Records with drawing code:
(begin)

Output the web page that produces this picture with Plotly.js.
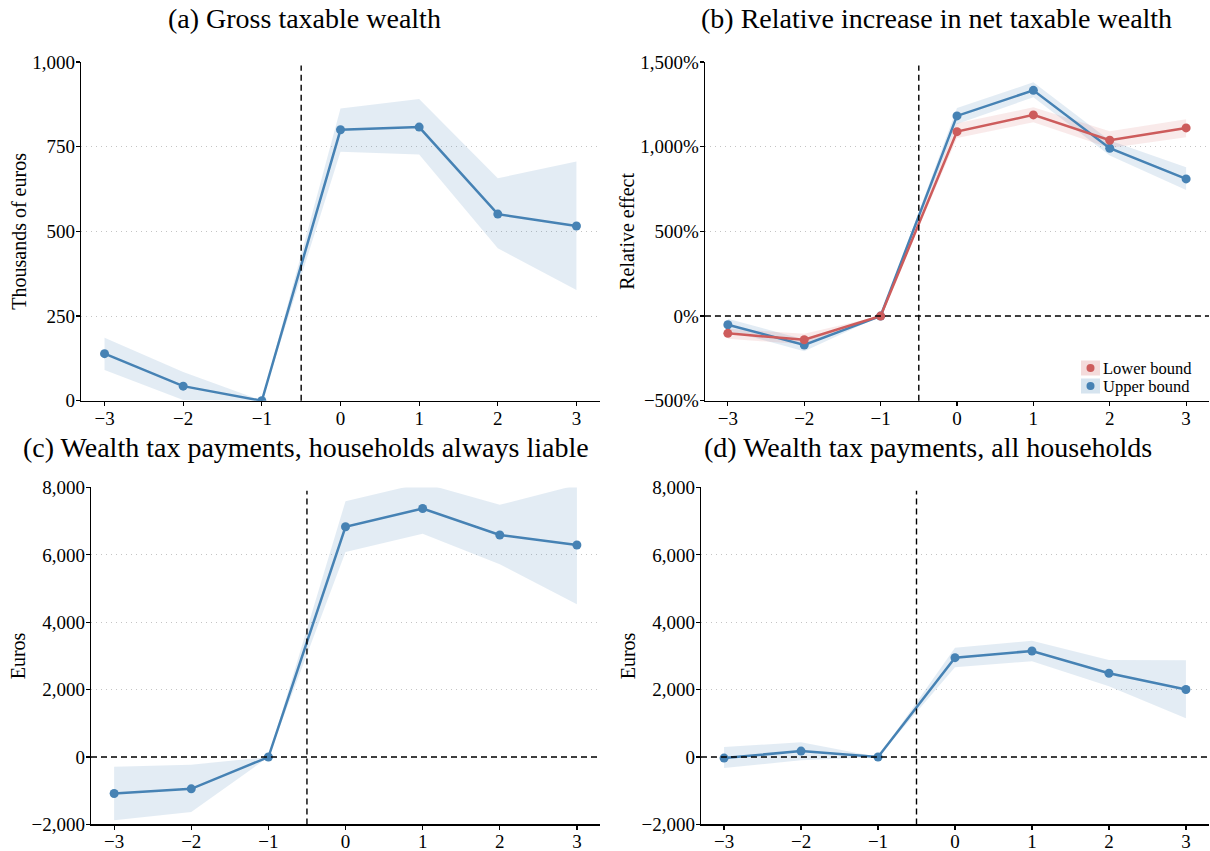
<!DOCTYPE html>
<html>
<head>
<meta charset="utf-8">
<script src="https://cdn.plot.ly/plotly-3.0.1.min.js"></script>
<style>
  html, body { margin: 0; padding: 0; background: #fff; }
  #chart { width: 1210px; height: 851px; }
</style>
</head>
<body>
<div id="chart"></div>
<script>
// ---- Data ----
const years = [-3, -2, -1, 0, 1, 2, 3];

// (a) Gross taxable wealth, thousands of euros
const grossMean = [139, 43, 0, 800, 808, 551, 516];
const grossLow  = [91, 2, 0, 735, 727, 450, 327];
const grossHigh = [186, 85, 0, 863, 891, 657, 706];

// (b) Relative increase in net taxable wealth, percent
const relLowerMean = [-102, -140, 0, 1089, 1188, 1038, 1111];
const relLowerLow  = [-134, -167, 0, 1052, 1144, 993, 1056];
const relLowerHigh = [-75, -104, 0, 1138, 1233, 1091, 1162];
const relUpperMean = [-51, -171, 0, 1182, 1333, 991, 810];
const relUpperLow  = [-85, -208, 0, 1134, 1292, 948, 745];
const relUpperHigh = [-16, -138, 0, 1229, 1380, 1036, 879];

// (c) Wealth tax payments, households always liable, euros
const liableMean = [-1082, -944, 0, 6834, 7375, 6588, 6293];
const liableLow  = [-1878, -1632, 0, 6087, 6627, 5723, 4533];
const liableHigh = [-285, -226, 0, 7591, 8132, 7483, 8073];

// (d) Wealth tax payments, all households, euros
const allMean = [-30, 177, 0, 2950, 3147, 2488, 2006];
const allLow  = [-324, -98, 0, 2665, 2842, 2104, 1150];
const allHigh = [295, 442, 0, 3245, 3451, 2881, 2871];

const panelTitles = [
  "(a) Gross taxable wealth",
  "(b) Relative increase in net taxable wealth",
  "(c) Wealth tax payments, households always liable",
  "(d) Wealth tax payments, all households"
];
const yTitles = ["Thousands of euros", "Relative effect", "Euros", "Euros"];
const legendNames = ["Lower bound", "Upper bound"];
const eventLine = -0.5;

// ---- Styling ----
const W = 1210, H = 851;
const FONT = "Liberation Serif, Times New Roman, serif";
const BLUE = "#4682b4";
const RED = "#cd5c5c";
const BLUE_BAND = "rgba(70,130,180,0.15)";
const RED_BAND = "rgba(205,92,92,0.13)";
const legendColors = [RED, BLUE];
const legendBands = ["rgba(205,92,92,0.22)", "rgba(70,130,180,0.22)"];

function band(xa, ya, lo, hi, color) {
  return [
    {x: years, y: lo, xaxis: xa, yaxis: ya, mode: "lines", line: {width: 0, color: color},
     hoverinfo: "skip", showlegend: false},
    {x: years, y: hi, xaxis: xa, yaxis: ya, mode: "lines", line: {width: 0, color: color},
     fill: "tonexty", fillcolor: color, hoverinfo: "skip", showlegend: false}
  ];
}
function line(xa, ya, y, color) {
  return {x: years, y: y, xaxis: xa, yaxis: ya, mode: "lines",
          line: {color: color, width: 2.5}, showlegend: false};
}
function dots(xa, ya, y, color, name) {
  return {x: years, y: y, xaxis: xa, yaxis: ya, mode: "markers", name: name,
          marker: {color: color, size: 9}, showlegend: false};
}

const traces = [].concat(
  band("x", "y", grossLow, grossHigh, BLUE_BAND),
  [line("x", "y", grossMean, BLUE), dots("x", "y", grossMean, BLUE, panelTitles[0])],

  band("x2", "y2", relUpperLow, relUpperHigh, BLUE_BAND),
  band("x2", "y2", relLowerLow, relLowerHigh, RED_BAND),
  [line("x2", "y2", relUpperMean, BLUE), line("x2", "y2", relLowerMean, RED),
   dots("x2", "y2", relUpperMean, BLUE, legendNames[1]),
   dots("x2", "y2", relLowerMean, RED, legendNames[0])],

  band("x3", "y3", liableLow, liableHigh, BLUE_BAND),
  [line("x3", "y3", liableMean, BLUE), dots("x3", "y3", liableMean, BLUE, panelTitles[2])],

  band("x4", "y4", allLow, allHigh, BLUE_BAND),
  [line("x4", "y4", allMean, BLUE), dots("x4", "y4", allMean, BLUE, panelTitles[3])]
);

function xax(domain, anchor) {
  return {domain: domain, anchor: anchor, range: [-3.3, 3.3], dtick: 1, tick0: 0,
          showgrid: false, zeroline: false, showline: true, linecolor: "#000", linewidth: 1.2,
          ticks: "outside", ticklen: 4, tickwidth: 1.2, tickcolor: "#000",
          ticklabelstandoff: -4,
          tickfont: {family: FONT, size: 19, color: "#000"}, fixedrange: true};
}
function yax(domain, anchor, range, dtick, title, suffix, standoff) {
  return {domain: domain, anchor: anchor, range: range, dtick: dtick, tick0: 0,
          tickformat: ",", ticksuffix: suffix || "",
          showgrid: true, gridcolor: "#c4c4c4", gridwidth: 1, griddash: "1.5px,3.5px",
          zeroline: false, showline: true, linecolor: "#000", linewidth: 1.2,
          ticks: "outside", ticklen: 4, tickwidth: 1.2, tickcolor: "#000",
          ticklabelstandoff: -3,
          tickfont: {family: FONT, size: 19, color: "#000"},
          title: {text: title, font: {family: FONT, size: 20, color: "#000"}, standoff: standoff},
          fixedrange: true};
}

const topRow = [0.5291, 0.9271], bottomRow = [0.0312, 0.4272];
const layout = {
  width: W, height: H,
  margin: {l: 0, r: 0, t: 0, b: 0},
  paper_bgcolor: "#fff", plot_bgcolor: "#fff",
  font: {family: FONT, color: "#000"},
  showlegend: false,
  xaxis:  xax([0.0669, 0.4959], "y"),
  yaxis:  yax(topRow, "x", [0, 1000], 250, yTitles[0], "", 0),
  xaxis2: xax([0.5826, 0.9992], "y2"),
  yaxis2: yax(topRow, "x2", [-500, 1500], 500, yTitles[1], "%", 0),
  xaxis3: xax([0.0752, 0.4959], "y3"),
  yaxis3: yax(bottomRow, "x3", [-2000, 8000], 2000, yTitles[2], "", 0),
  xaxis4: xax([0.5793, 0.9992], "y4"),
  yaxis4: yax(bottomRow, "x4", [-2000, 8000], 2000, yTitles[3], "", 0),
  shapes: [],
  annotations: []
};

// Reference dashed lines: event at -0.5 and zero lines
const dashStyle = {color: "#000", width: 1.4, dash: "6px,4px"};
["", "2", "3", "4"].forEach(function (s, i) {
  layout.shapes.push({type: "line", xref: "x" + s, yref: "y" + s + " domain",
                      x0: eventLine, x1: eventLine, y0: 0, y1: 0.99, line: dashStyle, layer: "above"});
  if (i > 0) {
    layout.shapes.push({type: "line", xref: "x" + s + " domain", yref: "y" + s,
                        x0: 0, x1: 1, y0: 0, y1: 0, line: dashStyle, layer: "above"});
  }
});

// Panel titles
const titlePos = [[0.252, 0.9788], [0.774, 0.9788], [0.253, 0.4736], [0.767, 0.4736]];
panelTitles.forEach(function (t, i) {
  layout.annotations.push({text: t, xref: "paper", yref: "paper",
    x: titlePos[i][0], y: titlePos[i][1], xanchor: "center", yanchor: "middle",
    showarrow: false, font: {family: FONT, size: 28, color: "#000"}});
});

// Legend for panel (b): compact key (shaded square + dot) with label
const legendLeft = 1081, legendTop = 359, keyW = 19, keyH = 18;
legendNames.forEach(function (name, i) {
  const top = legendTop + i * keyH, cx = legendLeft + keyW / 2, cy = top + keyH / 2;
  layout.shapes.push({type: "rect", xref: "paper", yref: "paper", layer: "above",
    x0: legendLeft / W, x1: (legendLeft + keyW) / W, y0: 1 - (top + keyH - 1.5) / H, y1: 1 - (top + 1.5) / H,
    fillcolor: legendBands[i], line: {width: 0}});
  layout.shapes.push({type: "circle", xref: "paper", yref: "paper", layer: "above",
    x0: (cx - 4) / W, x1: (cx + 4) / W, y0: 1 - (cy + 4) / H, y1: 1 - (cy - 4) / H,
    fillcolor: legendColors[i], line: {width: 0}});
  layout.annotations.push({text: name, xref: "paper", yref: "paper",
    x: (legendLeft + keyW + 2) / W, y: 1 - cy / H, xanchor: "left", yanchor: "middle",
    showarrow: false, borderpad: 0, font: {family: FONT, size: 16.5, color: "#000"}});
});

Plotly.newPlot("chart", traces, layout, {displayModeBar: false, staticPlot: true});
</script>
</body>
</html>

(end)
(begin)

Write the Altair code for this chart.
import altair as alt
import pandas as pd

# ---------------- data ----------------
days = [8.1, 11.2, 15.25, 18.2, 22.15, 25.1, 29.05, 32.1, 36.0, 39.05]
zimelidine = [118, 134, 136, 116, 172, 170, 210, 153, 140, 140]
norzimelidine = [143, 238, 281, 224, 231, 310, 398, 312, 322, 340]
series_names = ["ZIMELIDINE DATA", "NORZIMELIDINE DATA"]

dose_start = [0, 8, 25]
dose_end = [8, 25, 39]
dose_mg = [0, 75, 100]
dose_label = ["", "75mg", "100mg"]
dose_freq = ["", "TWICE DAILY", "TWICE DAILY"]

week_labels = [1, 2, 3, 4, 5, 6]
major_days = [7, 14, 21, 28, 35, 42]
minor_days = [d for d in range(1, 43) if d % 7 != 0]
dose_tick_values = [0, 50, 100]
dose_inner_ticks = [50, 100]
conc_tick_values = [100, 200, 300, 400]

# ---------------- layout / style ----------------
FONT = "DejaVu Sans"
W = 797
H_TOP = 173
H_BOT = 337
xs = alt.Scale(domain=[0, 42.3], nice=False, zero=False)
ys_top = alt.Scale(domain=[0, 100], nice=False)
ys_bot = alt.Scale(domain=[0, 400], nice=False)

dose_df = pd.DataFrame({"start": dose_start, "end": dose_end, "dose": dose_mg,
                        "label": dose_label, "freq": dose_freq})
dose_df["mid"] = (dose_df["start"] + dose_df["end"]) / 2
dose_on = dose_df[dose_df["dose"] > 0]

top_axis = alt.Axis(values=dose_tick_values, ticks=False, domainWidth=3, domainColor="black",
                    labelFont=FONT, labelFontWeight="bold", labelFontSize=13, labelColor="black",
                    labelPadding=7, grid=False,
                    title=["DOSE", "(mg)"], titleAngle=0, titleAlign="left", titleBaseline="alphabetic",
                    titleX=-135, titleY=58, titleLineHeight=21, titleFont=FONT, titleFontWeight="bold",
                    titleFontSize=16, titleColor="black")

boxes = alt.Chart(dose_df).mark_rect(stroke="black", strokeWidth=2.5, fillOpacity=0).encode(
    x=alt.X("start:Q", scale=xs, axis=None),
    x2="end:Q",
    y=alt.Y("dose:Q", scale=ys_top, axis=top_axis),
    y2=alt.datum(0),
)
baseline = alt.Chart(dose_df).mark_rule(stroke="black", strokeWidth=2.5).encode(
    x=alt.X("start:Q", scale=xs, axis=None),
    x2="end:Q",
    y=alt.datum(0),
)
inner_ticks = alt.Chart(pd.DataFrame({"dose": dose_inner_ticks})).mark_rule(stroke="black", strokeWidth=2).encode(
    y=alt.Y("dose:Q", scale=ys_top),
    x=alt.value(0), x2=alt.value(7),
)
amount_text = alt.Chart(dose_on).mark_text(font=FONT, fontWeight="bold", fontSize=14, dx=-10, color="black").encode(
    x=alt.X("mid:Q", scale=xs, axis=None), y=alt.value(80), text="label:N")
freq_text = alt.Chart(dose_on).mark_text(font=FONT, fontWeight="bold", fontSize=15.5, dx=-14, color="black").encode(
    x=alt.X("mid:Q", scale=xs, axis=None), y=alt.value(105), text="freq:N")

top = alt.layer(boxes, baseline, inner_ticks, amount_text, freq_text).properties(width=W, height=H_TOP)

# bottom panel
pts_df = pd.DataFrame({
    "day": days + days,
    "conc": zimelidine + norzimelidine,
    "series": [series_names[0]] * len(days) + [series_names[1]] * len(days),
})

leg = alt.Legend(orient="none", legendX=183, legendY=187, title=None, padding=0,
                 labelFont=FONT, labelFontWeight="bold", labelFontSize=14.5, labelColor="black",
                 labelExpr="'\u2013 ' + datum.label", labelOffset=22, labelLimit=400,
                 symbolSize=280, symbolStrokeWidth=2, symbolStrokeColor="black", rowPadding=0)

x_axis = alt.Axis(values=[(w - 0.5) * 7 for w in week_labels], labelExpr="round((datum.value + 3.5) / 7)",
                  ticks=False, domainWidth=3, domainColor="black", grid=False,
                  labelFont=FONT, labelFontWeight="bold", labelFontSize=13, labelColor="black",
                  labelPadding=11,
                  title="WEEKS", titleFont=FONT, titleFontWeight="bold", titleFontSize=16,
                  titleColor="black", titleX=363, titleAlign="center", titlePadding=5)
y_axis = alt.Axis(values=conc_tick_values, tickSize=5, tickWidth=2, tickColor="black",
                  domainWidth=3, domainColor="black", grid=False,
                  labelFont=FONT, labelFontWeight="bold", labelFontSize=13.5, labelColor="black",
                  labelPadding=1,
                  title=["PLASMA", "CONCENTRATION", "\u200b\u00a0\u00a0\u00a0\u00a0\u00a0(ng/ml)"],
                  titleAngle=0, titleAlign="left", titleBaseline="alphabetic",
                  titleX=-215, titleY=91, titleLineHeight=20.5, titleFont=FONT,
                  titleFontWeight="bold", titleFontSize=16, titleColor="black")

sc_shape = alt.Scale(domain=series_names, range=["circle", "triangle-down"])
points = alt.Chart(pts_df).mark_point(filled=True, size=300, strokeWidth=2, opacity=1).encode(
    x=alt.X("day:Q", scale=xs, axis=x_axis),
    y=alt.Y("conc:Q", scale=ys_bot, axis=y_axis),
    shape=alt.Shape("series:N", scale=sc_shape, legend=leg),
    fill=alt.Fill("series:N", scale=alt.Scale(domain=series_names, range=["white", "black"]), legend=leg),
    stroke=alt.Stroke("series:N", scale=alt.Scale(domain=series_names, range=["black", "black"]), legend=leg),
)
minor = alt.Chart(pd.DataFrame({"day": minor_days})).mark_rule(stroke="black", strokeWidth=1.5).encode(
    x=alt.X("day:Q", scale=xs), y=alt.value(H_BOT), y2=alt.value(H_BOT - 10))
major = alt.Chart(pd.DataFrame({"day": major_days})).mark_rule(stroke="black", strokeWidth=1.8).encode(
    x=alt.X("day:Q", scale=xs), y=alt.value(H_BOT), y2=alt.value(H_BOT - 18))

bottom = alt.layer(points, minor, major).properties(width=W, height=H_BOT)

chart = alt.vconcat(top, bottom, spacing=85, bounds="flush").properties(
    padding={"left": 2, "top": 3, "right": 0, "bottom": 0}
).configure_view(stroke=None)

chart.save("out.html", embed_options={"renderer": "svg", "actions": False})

(end)

• Task brief:
Exactly as they appear, write out the lines from the one containing "Output the web" down to the one containing "const liableHigh = [-285, -226, 0, 7591, 8132, 7483, 8073];", both included. Pictures are left out.

• Exercise solution:
Output the web page that produces this picture with Plotly.js.
<!DOCTYPE html>
<html>
<head>
<meta charset="utf-8">
<script src="https://cdn.plot.ly/plotly-3.0.1.min.js"></script>
<style>
  html, body { margin: 0; padding: 0; background: #fff; }
  #chart { width: 1210px; height: 851px; }
</style>
</head>
<body>
<div id="chart"></div>
<script>
// ---- Data ----
const years = [-3, -2, -1, 0, 1, 2, 3];

// (a) Gross taxable wealth, thousands of euros
const grossMean = [139, 43, 0, 800, 808, 551, 516];
const grossLow  = [91, 2, 0, 735, 727, 450, 327];
const grossHigh = [186, 85, 0, 863, 891, 657, 706];

// (b) Relative increase in net taxable wealth, percent
const relLowerMean = [-102, -140, 0, 1089, 1188, 1038, 1111];
const relLowerLow  = [-134, -167, 0, 1052, 1144, 993, 1056];
const relLowerHigh = [-75, -104, 0, 1138, 1233, 1091, 1162];
const relUpperMean = [-51, -171, 0, 1182, 1333, 991, 810];
const relUpperLow  = [-85, -208, 0, 1134, 1292, 948, 745];
const relUpperHigh = [-16, -138, 0, 1229, 1380, 1036, 879];

// (c) Wealth tax payments, households always liable, euros
const liableMean = [-1082, -944, 0, 6834, 7375, 6588, 6293];
const liableLow  = [-1878, -1632, 0, 6087, 6627, 5723, 4533];
const liableHigh = [-285, -226, 0, 7591, 8132, 7483, 8073];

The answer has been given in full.